Officer Abolfazl Alijani was killed on 21 August in unclear circumstances during his mandated advisory role in Syria. He was hailed as one of the “defenders of the shrines,” a term referring to Iranian military personnel and advisers who aim to protect sacred Shia sites in Iraq and Syria.
Alijani is a graduate of the Imam Hussain Military College and had worked in the department of the Combat Engineering Training Center at the Amir Al-Momenin University of Science and Technology since 2013.
Amir Al-Momenin University is based in Isfahan and is considered the biggest IRGC staff military college for ground force officers, where Alijani served as a high ranking commander in its corps.
As the IRGC continues its activities in West Asia uninterrupted, the Iranian Ministry of Foreign affairs has abandoned its demand to have the corps removed from the US terrorism blacklist, according to Politico.
The decision was taken following President Joe Biden’s insistence to keep the IRGC on the blacklist, after a call with Israel’s former prime minister Naftali Bennet in April.
The recent details leaked to the media about Iran’s finalized terms to agree to reviving the nuclear deal leaves the door open for future negotiations to lift sanctions on the IRGC, but drops it as a current demand.
“The current version of the text, and what they are demanding, drops [the terror designation removal precondition],” a senior Biden administration official informed CNN. “So, if we are closer to a deal, that’s why.”
Sanctions against the IRGC will remain in place, however, they will no longer extend to “partner companies” that engage in transactions with the corps or western companies.

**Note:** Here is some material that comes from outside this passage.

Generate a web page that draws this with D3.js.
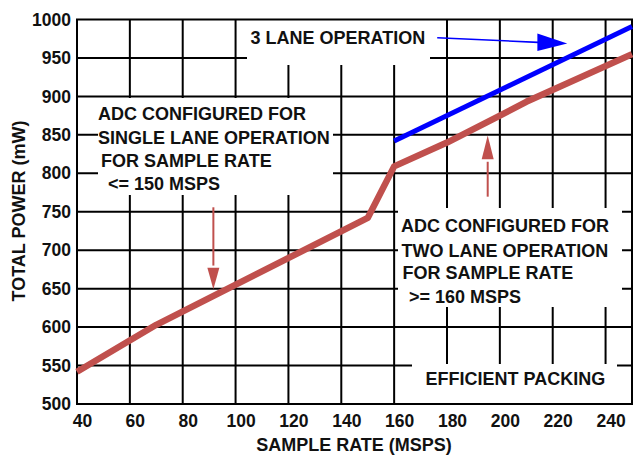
<!DOCTYPE html>
<html>
<head>
<meta charset="utf-8">
<script src="https://cdn.jsdelivr.net/npm/d3@7"></script>
<style>
  html, body { margin: 0; padding: 0; background: #fff; }
  svg { display: block; }
  text { font-family: "Liberation Sans", Arial, Helvetica, sans-serif; font-weight: bold; fill: #111; }
</style>
</head>
<body>
<svg id="chart" width="633" height="460"></svg>
<script>
// ---- data ----
const twoLaneRate  = [40, 70, 150, 160, 180, 200, 210, 250];
const twoLanePower = [542, 603, 742, 809, 840, 875, 893, 955];
const threeLaneRate  = [160, 250];
const threeLanePower = [842, 991];
const xTicks = [40, 60, 80, 100, 120, 140, 160, 180, 200, 220, 240];
const yTicks = [500, 550, 600, 650, 700, 750, 800, 850, 900, 950, 1000];
const xTitle = "SAMPLE RATE (MSPS)";
const yTitle = "TOTAL POWER (mW)";
const noteSingle = ["ADC CONFIGURED FOR", "SINGLE LANE OPERATION", "FOR SAMPLE RATE", "<= 150 MSPS"];
const noteTwo = ["ADC CONFIGURED FOR", "TWO LANE OPERATION", "FOR SAMPLE RATE", ">= 160 MSPS"];
const noteThree = "3 LANE OPERATION";
const notePacking = "EFFICIENT PACKING";

const RED = "#c0504d", BLUE = "#0000ff";
const svg = d3.select("#chart");
const x = d3.scaleLinear().domain([40, 250]).range([77, 632]);
const y = d3.scaleLinear().domain([500, 1000]).range([404, 19.5]);

// grid
const grid = svg.append("g").attr("stroke", "#000").attr("stroke-width", 2);
grid.selectAll("line.v").data(xTicks.slice(1)).join("line")
  .attr("x1", d => x(d)).attr("x2", d => x(d)).attr("y1", y(1000)).attr("y2", y(500));
grid.selectAll("line.h").data(yTicks.slice(1, -1)).join("line")
  .attr("y1", d => y(d)).attr("y2", d => y(d)).attr("x1", x(40)).attr("x2", x(250));

// white label boxes that hide the grid
const boxes = [
  {x0: 247, y0: 20, x1: 430, y1: 65},
  {x0: 98, y0: 98, x1: 333, y1: 195},
  {x0: 398, y0: 208, x1: 622, y1: 307},
  {x0: 412, y0: 364, x1: 617, y1: 404}
];
svg.append("g").selectAll("rect").data(boxes).join("rect")
  .attr("x", d => d.x0).attr("y", d => d.y0)
  .attr("width", d => d.x1 - d.x0).attr("height", d => d.y1 - d.y0)
  .attr("fill", "#fff");

// frame
svg.append("rect").attr("x", x(40)).attr("y", y(1000))
  .attr("width", x(250) - x(40)).attr("height", y(500) - y(1000))
  .attr("fill", "none").attr("stroke", "#000").attr("stroke-width", 2);

// axes labels
const xa = svg.append("g").attr("transform", `translate(5,${y(500)})`)
  .call(d3.axisBottom(x).tickValues(xTicks).tickSize(0).tickPadding(11).tickFormat(d3.format("d")));
xa.select(".domain").remove();
const ya = svg.append("g").attr("transform", `translate(${x(40)},0)`)
  .call(d3.axisLeft(y).tickValues(yTicks).tickSize(0).tickPadding(6).tickFormat(d3.format("d")));
ya.select(".domain").remove();
svg.selectAll(".tick text").style("font-size", "17.5px")
  .style("font-family", "'Liberation Sans', Arial, sans-serif").style("font-weight", "bold").attr("fill", "#111");

svg.append("text").attr("x", 354).attr("y", 451).attr("text-anchor", "middle")
  .style("font-size", "18px").text(xTitle);
svg.append("text").attr("transform", "translate(25,211) rotate(-90)").attr("text-anchor", "middle")
  .style("font-size", "18px").text(yTitle);

// data lines
const line = d3.line().x(d => x(d[0])).y(d => y(d[1]));
svg.append("path").datum(twoLaneRate.map((r, i) => [r, twoLanePower[i]]))
  .attr("d", line).attr("fill", "none").attr("stroke", RED).attr("stroke-width", 6.5)
  .attr("stroke-linejoin", "round");
svg.append("path").datum(threeLaneRate.map((r, i) => [r, threeLanePower[i]]))
  .attr("d", line).attr("fill", "none").attr("stroke", BLUE).attr("stroke-width", 5);

// annotation text
function block(lines, xs, ys) {
  const t = svg.append("g");
  lines.forEach((s, i) => t.append("text").attr("x", xs[i]).attr("y", ys[i]).style("font-size", "18px").text(s));
}
block(noteSingle, [98, 98, 101, 108], [119.5, 144, 166.5, 189.5]);
block(noteTwo, [401, 401.5, 402.5, 409], [231.5, 256.5, 278.5, 302.5]);
svg.append("text").attr("x", 250.5).attr("y", 43.5).style("font-size", "18px").text(noteThree);
svg.append("text").attr("x", 425.5).attr("y", 384.5).style("font-size", "18px").text(notePacking);

// arrows (in data coordinates)
// blue arrow
svg.append("line").attr("x1", x(176.3)).attr("y1", y(976.3)).attr("x2", x(214.5)).attr("y2", y(970.3))
  .attr("stroke", BLUE).attr("stroke-width", 1.6);
svg.append("path").attr("d", d3.line()([[x(214.2), y(981.8)], [x(225.5), y(968.8)], [x(214.2), y(959.0)]]) + "Z")
  .attr("fill", BLUE);
// red down arrow
svg.append("line").attr("x1", x(91.6)).attr("y1", y(755.8)).attr("x2", x(91.6)).attr("y2", y(680))
  .attr("stroke", RED).attr("stroke-width", 2);
svg.append("path").attr("d", d3.line()([[x(91.6) - 6, y(677.2)], [x(91.6), y(649.2)], [x(91.6) + 6, y(677.2)]]) + "Z")
  .attr("fill", RED);
// red up arrow
svg.append("line").attr("x1", x(195.4)).attr("y1", y(769.6)).attr("x2", x(195.4)).attr("y2", y(815))
  .attr("stroke", RED).attr("stroke-width", 2);
svg.append("path").attr("d", d3.line()([[x(195.4) - 6, y(818.2)], [x(195.4), y(849.2)], [x(195.4) + 6, y(818.2)]]) + "Z")
  .attr("fill", RED);
</script>
</body>
</html>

However, commander of the Aerospace Force of the IRGC Brigadier General Amir Ali Hajizadeh dismissed the need for a nuclear armed Iran, clarifying that the upcoming deal has no impact on the corps’ ability to fight Israel.
“We don’t have nuclear weapons, but our [conventional] warheads are enough to plow Israel several times,” famous Iranian newspaper Kayhan quoted Hajizadeh on its front page.
Hajizadeh gave his statement in light of a possible upcoming nuclear deal during a meeting held at the Ferdowsi University of Mashhad on 22 August.
“In the past, we used to import barbed wires, but now we export drones. Undoubtedly, this has been realized by establishing a relationship between knowledge-based departments, universities and technological experts,” Hajizadeh told an audience of university students.